Her next four books, Salvador, Miami, After Henry, and Political Fictions, give detailed examples of just the sort of stories that we say to ourselves and to those who agree with us at the expense of others. Didion shows how these generalizations translate into cultural isolation. In Salvador, she pitches the American foreign service officers at odds with the Salvadoreans. In Miami, she shows how the white Americans see the Cubans as foreign even though the Cubans have in many ways been more successful than their more native counterparts. This has led to a variety of willful misunderstandings including the belief on the Floridian side that all Cubans are Communists, and the belief on the Cuban side that JFK purposely lied about toppling Castro.

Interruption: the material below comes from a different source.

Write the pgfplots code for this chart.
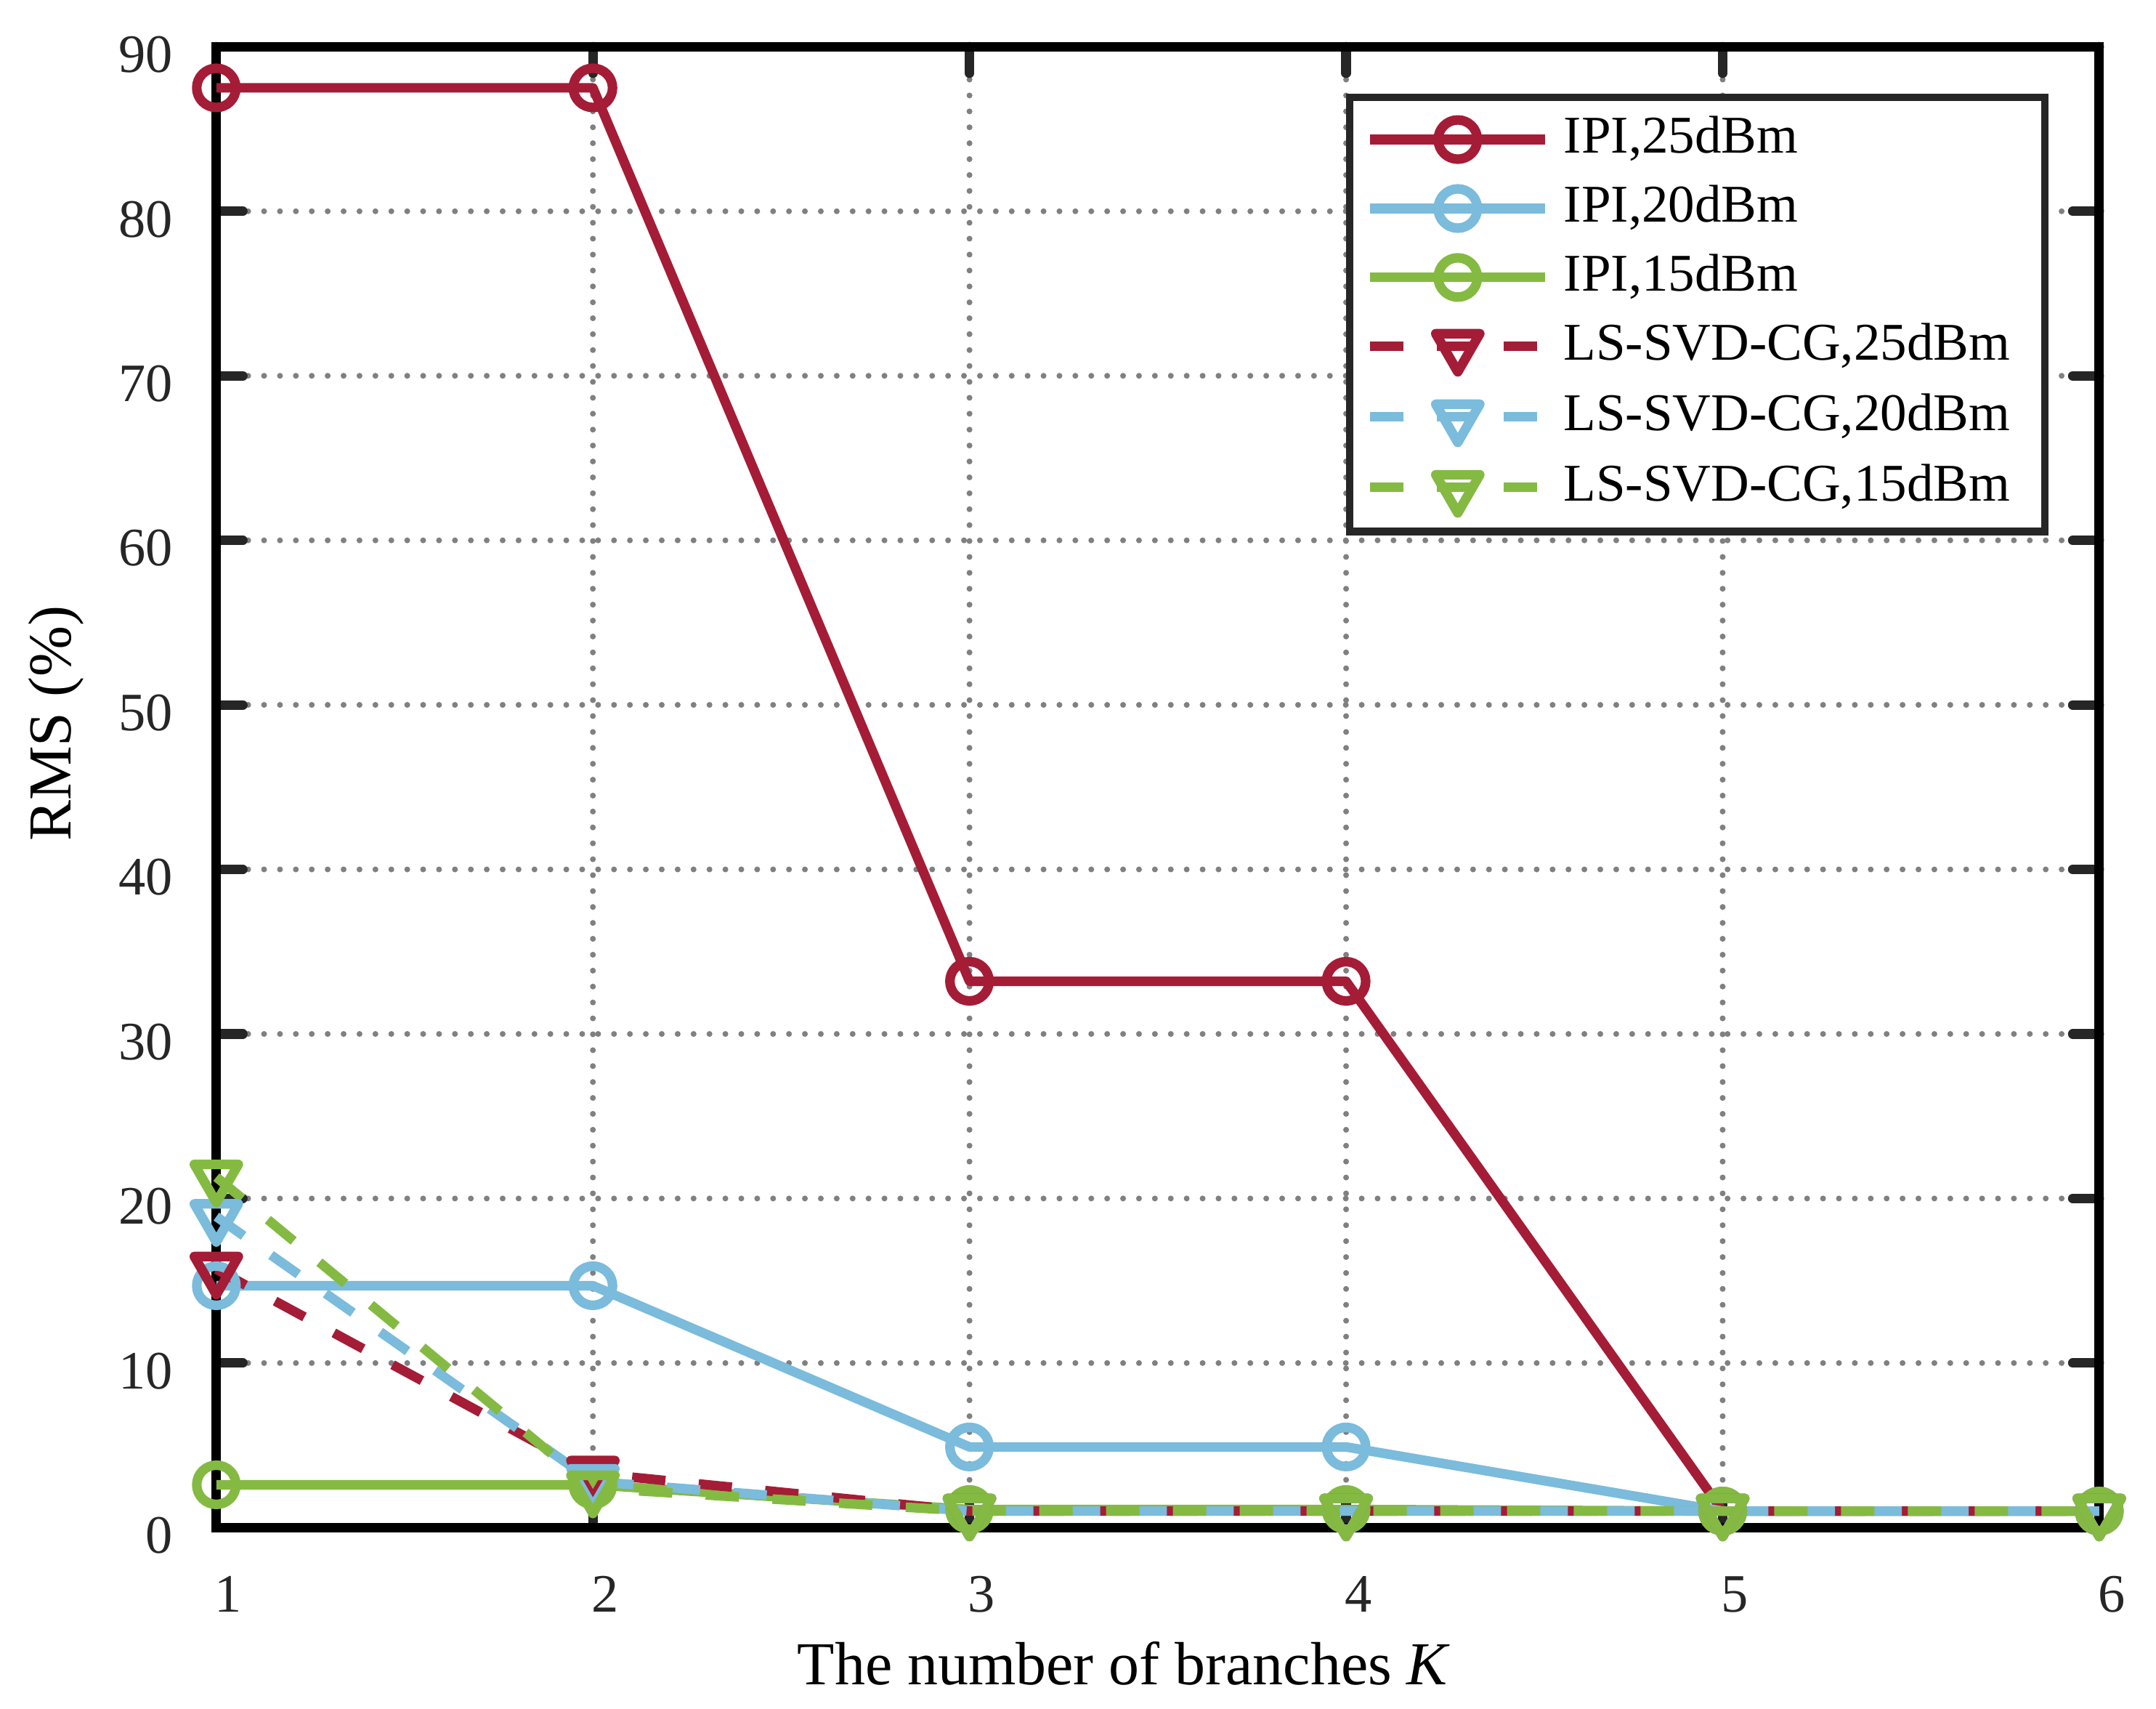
\documentclass[border=0pt]{standalone}
\usepackage{fontspec}
\setmainfont{Liberation Serif}
\usepackage{pgfplots}
\pgfplotsset{compat=1.18}
\definecolor{cR}{HTML}{A51C36}
\definecolor{cB}{HTML}{7BBBDB}
\definecolor{cG}{HTML}{84BA42}
\definecolor{tk}{HTML}{262626}
\begin{document}
\begin{tikzpicture}
\path[use as bounding box] (-40.8pt,-34.2pt) rectangle (365.8pt,288.0pt);
\begin{axis}[
  at={(0pt,0pt)}, anchor=south west,
  scale only axis, width=355.1pt, height=279.2pt,
  xmin=1, xmax=6, ymin=0, ymax=90,
  xtick={1,2,3,4,5,6}, ytick={0,10,20,30,40,50,60,70,80,90},
  clip=false,
  axis line style={black, line width=1.8pt},
  tick align=inside, major tick length=5pt,
  tick style={tk, line width=1.8pt, line cap=round},
  grid=major,
  major grid style={draw=gray, line width=1.1pt, line cap=round, dash pattern=on 0pt off 3pt},
  /pgf/number format/assume math mode=true,
  tick label style={font=\fontsize{10.2}{12}\selectfont, text=tk},
  yticklabel style={inner sep=0pt, xshift=-8pt, yshift=-1.5pt},
  xticklabel style={inner sep=0pt, yshift=-9pt, xshift=2.3pt},
  xlabel={The number of branches \textit{K}},
  ylabel={RMS (\%)},
  label style={font=\fontsize{11.5}{13}\selectfont},
  xlabel style={at={(axis description cs:0.482,-0.106)}, anchor=base},
  ylabel style={at={(axis description cs:-0.0772,0.543)}, anchor=base},
  legend style={at={(axis description cs:1,1)}, anchor=north east, xshift=-9.6pt, yshift=-8.8pt,
    draw=tk, line width=1.4pt, fill=white, font=\fontsize{10}{12}\selectfont,
    inner xsep=3pt, inner ysep=3.5pt, row sep=4pt, column sep=2.6pt,
    nodes={inner sep=0pt, text height=7pt, text depth=2pt}},
  legend cell align=left,
  legend image code/.code={\draw[mark repeat=2, mark phase=2, #1] plot coordinates {(0pt,0pt) (16.5pt,0pt) (33pt,0pt)};},
  every axis plot/.append style={line width=1.8pt, line join=round},
]
\addplot[cR, mark=o, mark size=3.7pt, mark options={solid}] coordinates {(1,87.5)(2,87.5)(3,33.2)(4,33.2)(5,1.0)(6,1.0)};
\addlegendentry{IPI,25dBm}
\addplot[cB, mark=o, mark size=3.7pt, mark options={solid}] coordinates {(1,14.7)(2,14.7)(3,4.9)(4,4.9)(5,1.0)(6,1.0)};
\addlegendentry{IPI,20dBm}
\addplot[cG, mark=o, mark size=3.7pt, mark options={solid}] coordinates {(1,2.6)(2,2.6)(3,1.1)(4,1.1)(5,1.0)(6,1.0)};
\addlegendentry{IPI,15dBm}
\addplot[cR, dash pattern=on 6.3pt off 6.3pt, mark=triangle, mark size=4.8pt, mark options={solid, rotate=180}] coordinates {(1,15.7)(2,3.3)(3,1.0)(4,1.0)(5,1.0)(6,1.0)};
\addlegendentry{LS-SVD-CG,25dBm\hspace*{3.5pt}}
\addplot[cB, dash pattern=on 6.3pt off 6.3pt, mark=triangle, mark size=4.8pt, mark options={solid, rotate=180}] coordinates {(1,18.9)(2,2.8)(3,1.0)(4,1.0)(5,1.0)(6,1.0)};
\addlegendentry{LS-SVD-CG,20dBm\hspace*{3.5pt}}
\addplot[cG, dash pattern=on 6.3pt off 6.3pt, mark=triangle, mark size=4.8pt, mark options={solid, rotate=180}] coordinates {(1,21.3)(2,2.4)(3,1.0)(4,1.0)(5,1.0)(6,1.0)};
\addlegendentry{LS-SVD-CG,15dBm\hspace*{3.5pt}}
\end{axis}
\end{tikzpicture}
\end{document}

In her next two books, After Henry and Political Fictions, Didion takes on the political establishment. She paints a damning picture of how Washington insiders, including both politicians and the press, are completely out of touch with "the average American." Instead, Washington insiders basically battle each other over the airwaves at everyone else's expense. In a devastating portrayal of Ronald Reagan, Didion reduces him to nothing more than an actor playing the role of the president, like a puppet to powerful lobbying interests. She handles Whitewater and Clinton's affairs deftly, accusing both Democrats and Republicans of opportunism. She points out the irony of the leaders of a country where "the average age of first sexual intercourse ...[is] sixteen,"--a country where "six out of ten marriages...are likely to end in divorce...after engaging in extramarital sexual activity"-- calling for "full contrition" or even resignation from the president. Didion points out the hypocrisies in many political trends to emerge over the last decade, from Newt Gingrich's popularity to "compassionate conservatism."

Despite Didion's acuity about political issues, she is still best when writing about herself. She is famous these days for her memoir of grief, The Year of Magical Thinking, which centers on the death of her husband, John Gregory Dunne. Where I Was From, Didion's most recent book included in this collection, gives her an opportunity to reflect on her life's work. She discusses her obsession with California by using many anecdotes about her own family's 200 year history in the United States. California is a land of cognitive dissonance. Californians value independence do-it-yourselfness as fiercely as they cling to government contracts for jobs in the defense and prison industries. Californians are as quick to call themselves "old-timers" for being in the state for five years as they are to shun immigrants. Though Didion only brings up these points explicitly in Where I Was From, it doesn't take much to realize that these are exactly the points she wants to make about America in all of her books. That we live in a land of contradictions, that we tell ourselves stories in order to make sense of it all.

1 comment:

  1. Well to be fair she wrote for the National Review before she wrote for the NYRB.